Let $$X$$ be a smooth projective geometrically irreducible curve over a finite field $$\mathbb{F}_q$$ and $$F$$ its function field. Denote by $$G_F$$ the Galois group of $$F$$, $$| X|$$ the set of closed points of $$X$$, $$\mathbb{A}=\prod_{x\in| X| }F_x$$ the ring of adèles, and $$O_{\mathbb{A}}$$ the subring of integral adèles. Fix a prime number $$\ell$$ not dividing $$q$$. Firstly, for any integer $$r\geq1$$ consider the set $$\mathcal{A}^r(F)$$ of irreducible cuspidal representations $$\pi$$ of $$\text{GL}_r(\mathbb{A})$$ with central character $$\chi_{\pi}$$ of finite order. Secondly, consider the set $$\mathcal{G}_{\ell}^r(F)$$ of irreducible almost everywhere non-ramified $$\ell$$-adic representations of $$G_F$$ of dimension $$r$$ whose determinants are of finite order.
Theorem. Let $$r\geq1$$.
(i)$$_r$$ To any cuspidal automorphic representation $$\pi\in\mathcal{A}^r(F)$$ one can associate a unique Galois representation $$\sigma_{\pi}\in \mathcal{G}_{\ell}^r(F)$$ with the same ramification locus in $$| X|$$ and such that Frobenius eigenvalues of $$\sigma_{\pi}$$ coincide with Hecke eigenvalues $$z_1(\pi_x),\cdots,z_r(\pi_x)$$ for any (non-ramified) place $$x\in| X|$$.
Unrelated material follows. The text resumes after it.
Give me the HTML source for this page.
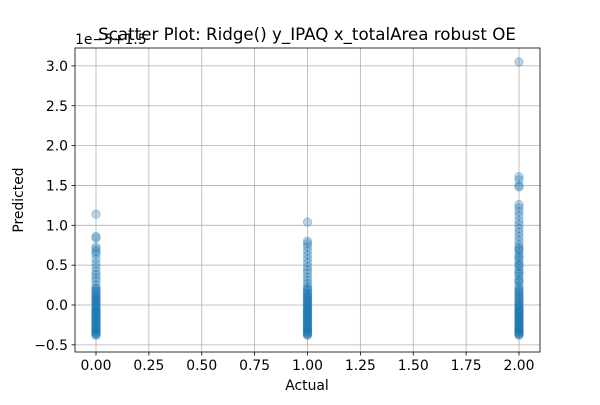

(ii)$$_r$$ Reciprocally, to any Galois representation $$\sigma\in \mathcal{G}_{\ell}^r(F)$$, one can associate a unique automorphic representation $$\pi_{\sigma}\in\mathcal{A}^r(F)$$ whose Hecke eigenvalues coincide with Frobenius eigenvalues of $$\sigma$$.
The unicity follows from Chebotarev’s density theorem and “strong multiplicity one” theorem of Piatetski-Shapiro. In addition, for $$r=1$$ the theorem is equivalent to the reciprocity law of the class field theory.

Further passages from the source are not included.